It was a great week for the Democrats!

A grand jury refused to indict Rep. Cynthia McKinney (D-Georgia). The indictment pass clearly indicates that McKinney did nothing wrong, most likely never hit the police officer, nor outed a covert CIA agent as political and personal retribution.

Ann Coulter continued to open her mouth, all but calling for the assassination of John Murtha.

With Tom DeLay, Karl Rove, etc, etc, being investigated for months (and years), neither was castigated by the President nor his party yet the Democratic leadership took about two seconds to eject discredited Rep. William Jefferson (D- Louisiana) from the House and Ways committee.

More prison abuse reports under an administration that continues to abuse the Geneva Conventions.

Presidential Spokesperson, Tony Snow, called the 2500 American soldiers who have been killed in Iraq, "a number."

Ann Coulter.

But the Democrats' scored their biggest advantage this week when most of them did not get behind a Republican resolution to support the Bush policy that has resulted in the deaths of 2500 American soldiers as well as the over 100,000 Iraqis who never asked for the policy in the first place.

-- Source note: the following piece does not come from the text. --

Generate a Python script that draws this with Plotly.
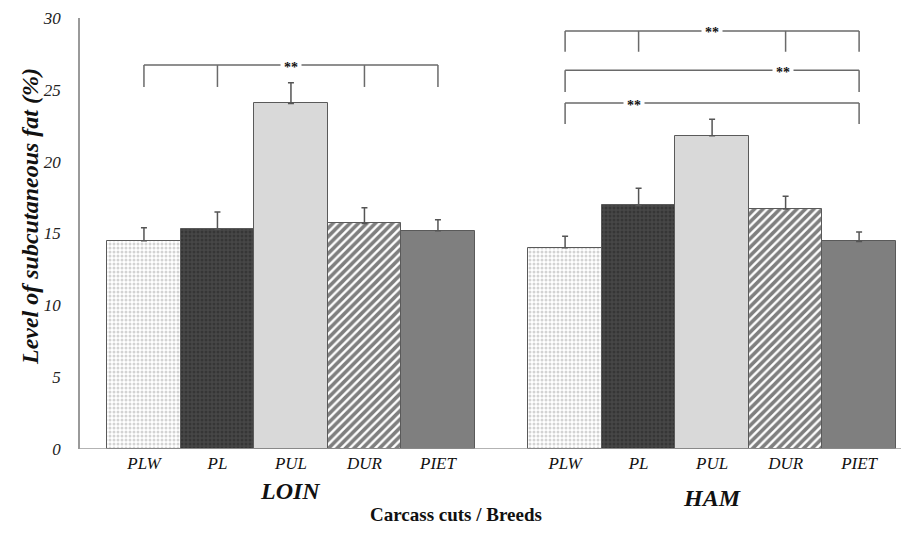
import plotly.graph_objects as go

# ---- data ----
breeds = ["PLW", "PL", "PUL", "DUR", "PIET"]
cuts = ["LOIN", "HAM"]
loin_mean = [14.5, 15.3, 24.05, 15.7, 15.2]
loin_se = [0.9, 1.2, 1.45, 1.1, 0.75]
ham_mean = [14.0, 16.95, 21.8, 16.7, 14.45]
ham_se = [0.8, 1.2, 1.15, 0.9, 0.65]
y_ticks = [0, 5, 10, 15, 20, 25, 30]

# ---- layout helpers ----
group_gap = 0.73
loin_x = [i for i in range(len(breeds))]
ham_x = [len(breeds) + group_gap + i for i in range(len(breeds))]

styles = {
    "PLW": dict(color="white", pattern=dict(shape=".", bgcolor="white", fgcolor="#a8a8a8", size=4, solidity=0.45)),
    "PL": dict(color="#3c3c3c", pattern=dict(shape=".", bgcolor="#474747", fgcolor="#262626", size=4, solidity=0.45)),
    "PUL": dict(color="#d9d9d9", pattern=dict(shape="")),
    "DUR": dict(color="white", pattern=dict(shape="/", bgcolor="white", fgcolor="#000000", size=6, solidity=0.6)),
    "PIET": dict(color="#7f7f7f", pattern=dict(shape="")),
}

serif = "Liberation Serif, Times New Roman, serif"

fig = go.Figure()
for i, b in enumerate(breeds):
    st = styles[b]
    fig.add_trace(go.Bar(
        x=[loin_x[i], ham_x[i]],
        y=[loin_mean[i], ham_mean[i]],
        width=1.0,
        marker=dict(color=st["color"], pattern=st["pattern"],
                    line=dict(color="#5a5a5a", width=1)),
        error_y=dict(type="data", symmetric=False,
                     array=[loin_se[i], ham_se[i]], arrayminus=[0, 0],
                     color="#555555", thickness=1.5, width=3),
        name=b, showlegend=False,
    ))

shapes = []
annotations = []

def bracket(xs, y_top, y_drop, star_x):
    x0, x1 = xs[0], xs[-1]
    shapes.append(dict(type="line", xref="x", yref="y", x0=x0, x1=x1, y0=y_top, y1=y_top,
                       line=dict(color="#6a6a6a", width=1.5)))
    for xv in xs:
        shapes.append(dict(type="line", xref="x", yref="y", x0=xv, x1=xv, y0=y_top, y1=y_drop,
                           line=dict(color="#6a6a6a", width=1.5)))
    annotations.append(dict(x=star_x, y=y_top, xref="x", yref="y", text="<b>**</b>",
                            xanchor="center", yanchor="middle",
                            showarrow=False, bgcolor="white", borderpad=3,
                            font=dict(family=serif, size=14, color="#111"),
                            yshift=-2))

# LOIN bracket
bracket([loin_x[0], loin_x[1], loin_x[3], loin_x[4]], 26.72, 25.2, loin_x[2])
# HAM brackets
bracket([ham_x[0], ham_x[1], ham_x[3], ham_x[4]], 29.1, 27.65, ham_x[2])
bracket([ham_x[0], ham_x[4]], 26.37, 24.85, ham_x[3] - 0.03)
bracket([ham_x[0], ham_x[4]], 24.08, 22.62, ham_x[1] - 0.06)

# plot area is 431 px tall (18..449 in the page), 821 px wide (80..901)
PH, PW = 431.0, 821.0
annotations.append(dict(x=loin_x[2], y=(449 - 491) / PH, xref="x", yref="paper",
                        text="<b><i>LOIN</i></b>", xanchor="center", yanchor="middle",
                        showarrow=False, font=dict(family=serif, size=24, color="#111")))
annotations.append(dict(x=ham_x[2], y=(449 - 498) / PH, xref="x", yref="paper",
                        text="<b><i>HAM</i></b>", xanchor="center", yanchor="middle",
                        showarrow=False, font=dict(family=serif, size=24, color="#111")))
annotations.append(dict(x=(456 - 80) / PW, y=(449 - 514) / PH, xref="paper", yref="paper",
                        text="<b>Carcass cuts / Breeds</b>", xanchor="center", yanchor="middle",
                        showarrow=False, font=dict(family=serif, size=19, color="#111")))
annotations.append(dict(x=(30 - 80) / PW, y=(449 - 217) / PH, xref="paper", yref="paper",
                        text="<b><i>Level of subcutaneous fat (%)</i></b>", textangle=-90,
                        xanchor="center", yanchor="middle",
                        showarrow=False, font=dict(family=serif, size=24, color="#111")))

# page body adds an 8 px offset, so the figure is 905x519 placed at (8, 8)
fig.update_layout(
    width=905, height=519,
    margin=dict(l=72, r=12, t=10, b=78, autoexpand=False),
    plot_bgcolor="white", paper_bgcolor="white",
    barmode="overlay", bargap=0,
    shapes=shapes, annotations=annotations,
    xaxis=dict(range=[-0.87, 10.3], tickmode="array", automargin=False,
               tickvals=loin_x + ham_x, ticktext=[f"<i>{b}</i>" for b in breeds + breeds],
               showgrid=False, zeroline=False, showline=False, ticks="",
               tickfont=dict(family=serif, size=17, color="#111"),
               ticklabelstandoff=2),
    yaxis=dict(range=[0, 30], tickmode="array", tickvals=y_ticks, automargin=False,
               ticktext=[f"<i>{v}</i>" for v in y_ticks],
               showgrid=False, zeroline=False, showline=True, linecolor="#9a9a9a", linewidth=1.5,
               ticks="", tickfont=dict(family=serif, size=17, color="#222"),
               ticklabelstandoff=14),
)
# x-axis baseline
fig.add_shape(type="line", xref="paper", yref="y", x0=0, x1=1, y0=0, y1=0,
              line=dict(color="#9a9a9a", width=1.5))

fig.write_html("out.html")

The politically-motivated vote will likely backfire on Republicans as a large majority of Americans believe that the President's decision to invade Iraq was not worth it. Now the Republicans have gone on record saying that the majority of Americans are wrong.

The Republican-controlled congress will be facing a tough uphill battle as the resolution also put Republicans on record saying to U.S. soldiers -- and their families -- that it's okay that we have no idea when they'll be coming home unless they are dead, horribly injured or gay.

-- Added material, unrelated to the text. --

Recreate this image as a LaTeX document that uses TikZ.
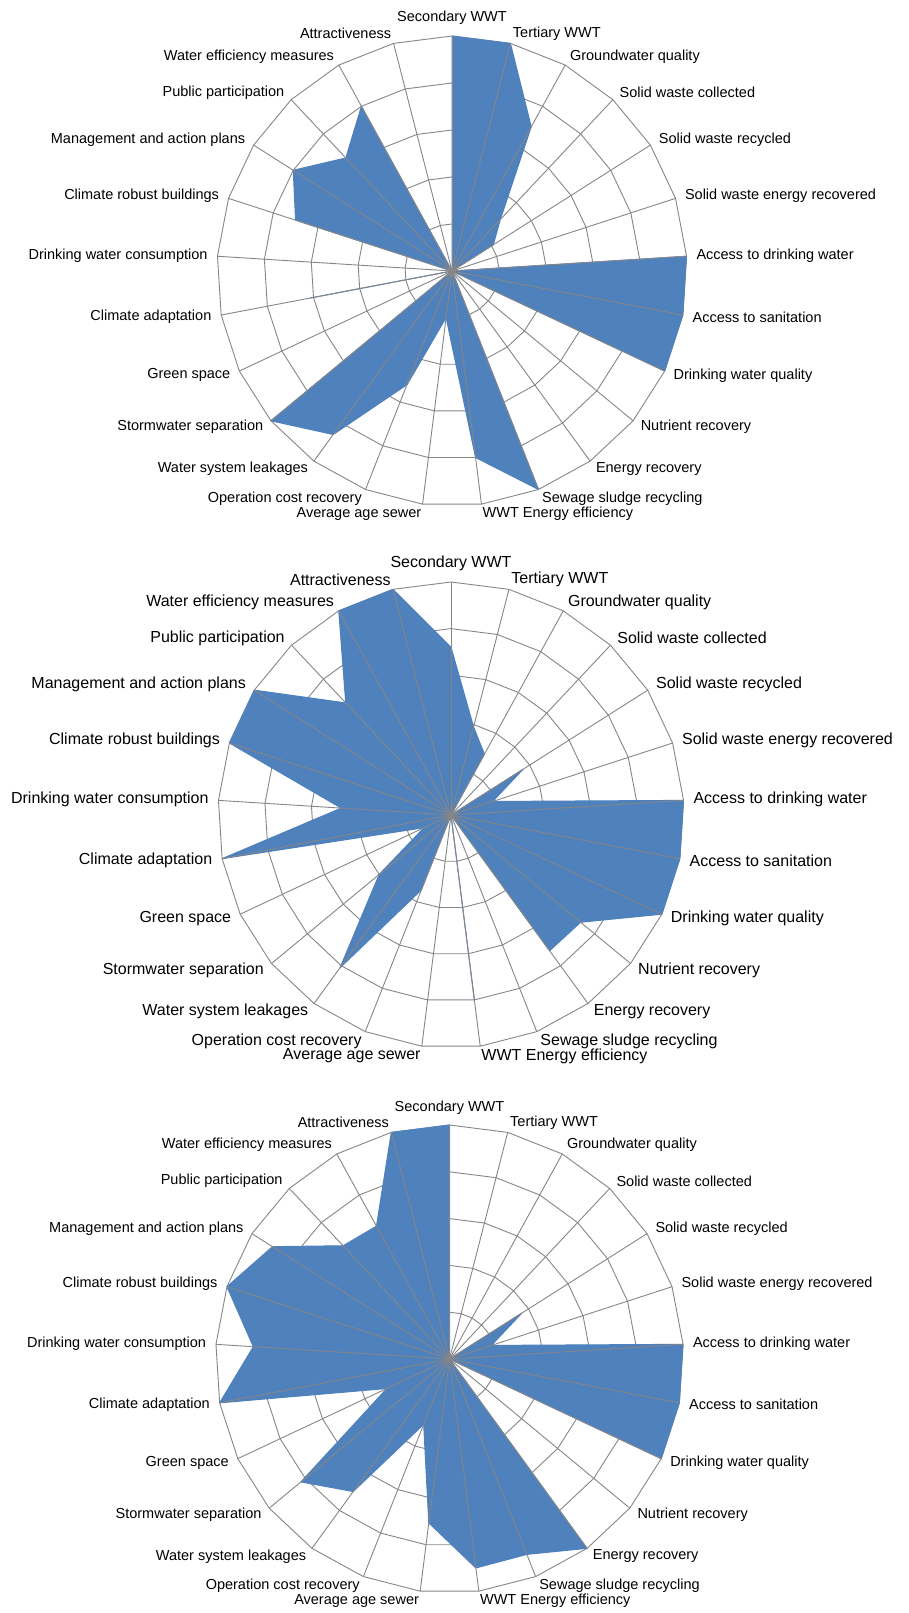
\documentclass[tikz,border=0pt]{standalone}
\usepackage{fontspec}
\setmainfont{Liberation Sans}
\definecolor{gridgray}{RGB}{134,134,134}
\definecolor{fillblue}{RGB}{79,129,189}
\tikzset{
  gridline/.style={draw=gridgray, line width=0.9pt},
  area/.style={fill=fillblue, draw=fillblue, line width=1pt, line join=round},
  axislabel/.style={inner sep=0pt, outer sep=0pt, text=black}
}
\newcommand\axisnames{Secondary WWT, Tertiary WWT, Groundwater quality, Solid waste collected, Solid waste recycled, Solid waste energy recovered, Access to drinking water, Access to sanitation, Drinking water quality, Nutrient recovery, Energy recovery, Sewage sludge recycling, WWT Energy efficiency, Average age sewer, Operation cost recovery, Water system leakages, Stormwater separation, Green space, Climate adaptation, Drinking water consumption, Climate robust buildings, Management and action plans, Public participation, Water efficiency measures, Attractiveness}
% #1 name, #2 cx, #3 cy, #4 R, #5 font size, #6 first value, #7 remaining 24 values
\newcommand\radarchart[7]{%
  \coordinate (#1-c) at (#2,#3);
  \foreach \k in {1,...,5}{
    \draw[gridline] (#2,{#3-#4*\k/5}) \foreach \j in {1,...,24}{ -- ({#2+#4*\k/5*cos(90-14.4*\j)},{#3-#4*\k/5*sin(90-14.4*\j)}) } -- cycle;
  }
  \path[area] (#2,{#3-#4*#6/5}) \foreach \v [count=\j] in {#7}{ -- ({#2+#4*\v/5*cos(90-14.4*\j)},{#3-#4*\v/5*sin(90-14.4*\j)}) } -- cycle;
  \foreach \j in {0,...,24}{
    \coordinate (#1-s\j) at ({#2+#4*cos(90-14.4*\j)},{#3-#4*sin(90-14.4*\j)});
    \draw[gridline] (#1-c) -- (#1-s\j);
  }
  \foreach \t [count=\j from 0] in \axisnames {
    \ifnum\j=0
      \node[axislabel, font={\fontsize{#5pt}{#5pt}\selectfont}, anchor=south] (#1-l\j) at (#2,{#3-#4-11}) {\t};
    \else\ifnum\j<13
      \node[axislabel, font={\fontsize{#5pt}{#5pt}\selectfont}, anchor=west] (#1-l\j) at ({#2+(#4+10)*cos(90-14.4*\j)},{#3-(#4+10)*sin(90-14.4*\j)}) {\t};
    \else
      \node[axislabel, font={\fontsize{#5pt}{#5pt}\selectfont}, anchor=east] (#1-l\j) at ({#2+(#4+10)*cos(90-14.4*\j)},{#3-(#4+10)*sin(90-14.4*\j)}) {\t};
    \fi\fi
  }
}
\begin{document}
\begin{tikzpicture}[x=1pt,y=-1pt]
\fill[white] (0,0) rectangle (909,1613);
\useasboundingbox (0,0) rectangle (909,1613);
\radarchart{c1}{452}{271}{235}{14.5}{5}{5, 3.5, 1.5, 1.04, 0, 5, 5, 5, 0, 0, 5, 4, 1, 2.6, 4.3, 5, 0, 3.07, 0, 3.5, 4, 3.3, 4, 0}
\radarchart{c2}{451}{815}{233}{16}{3.6}{1.95, 1.49, 0, 1.83, 0.94, 5, 5, 5, 3.61, 3.6, 0, 4, 0, 1.73, 4.05, 2, 0.64, 5, 2.36, 5, 5, 3.3, 5, 5}
\radarchart{c3}{449.5}{1359}{234}{14.5}{5}{0, 0, 0, 1.83, 0.94, 5, 5, 5, 0, 5, 4.49, 4.5, 3.53, 1.5, 3.5, 4.12, 1.48, 5, 4.2, 5, 4.48, 3.32, 3.24, 5}
\end{tikzpicture}
\end{document}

While House Majority Leader John Boehner (R-Ohio), declared that "Achieving victory is our only option," the Republicans refused to outline what that "victory" would entail. That in itself could seal the majority party's fate as most Americans no longer seem to buy rhetoric over action.

This was also a week where Republicans re-energized the obvious Karl Rove-supplied talking point, "cut and run," to describe John Murtha and John Kerry. It's still hard to gauge how difficult it will be to defend the fact that both men volunteered for war ime duty while so many Republicans -- led by the likes of Rove, Vice President Dick Cheney and just about every radio talk show host -- "cut and ran" when they had a chance to serve in the Armed Forces during wartime, yet seem to have no problem sending someone else's children into harm's way. Add to that the fact that neither Murtha or Kerry actually advocates either "cutting" or "running," but rather a careful watch from the borders of someopne else's civil war, should also give Democrats another arrow in the quiver as Republicans will surely be facing tough questioning on the Sunday morning talk shows concerning their continued shams and misleading phraseology.

If the Republicans continue to throw up wedge non-issues like gay marriage, flag-burning and the still pending, swallow prohibition, while ignoring problems that Americans really care about -- affordable healthcare, outsourcing and bringing our boys and girls home -- issues that the Republicans have indeed "cut and run" from, this November mid-term could truly turn Washington upside down.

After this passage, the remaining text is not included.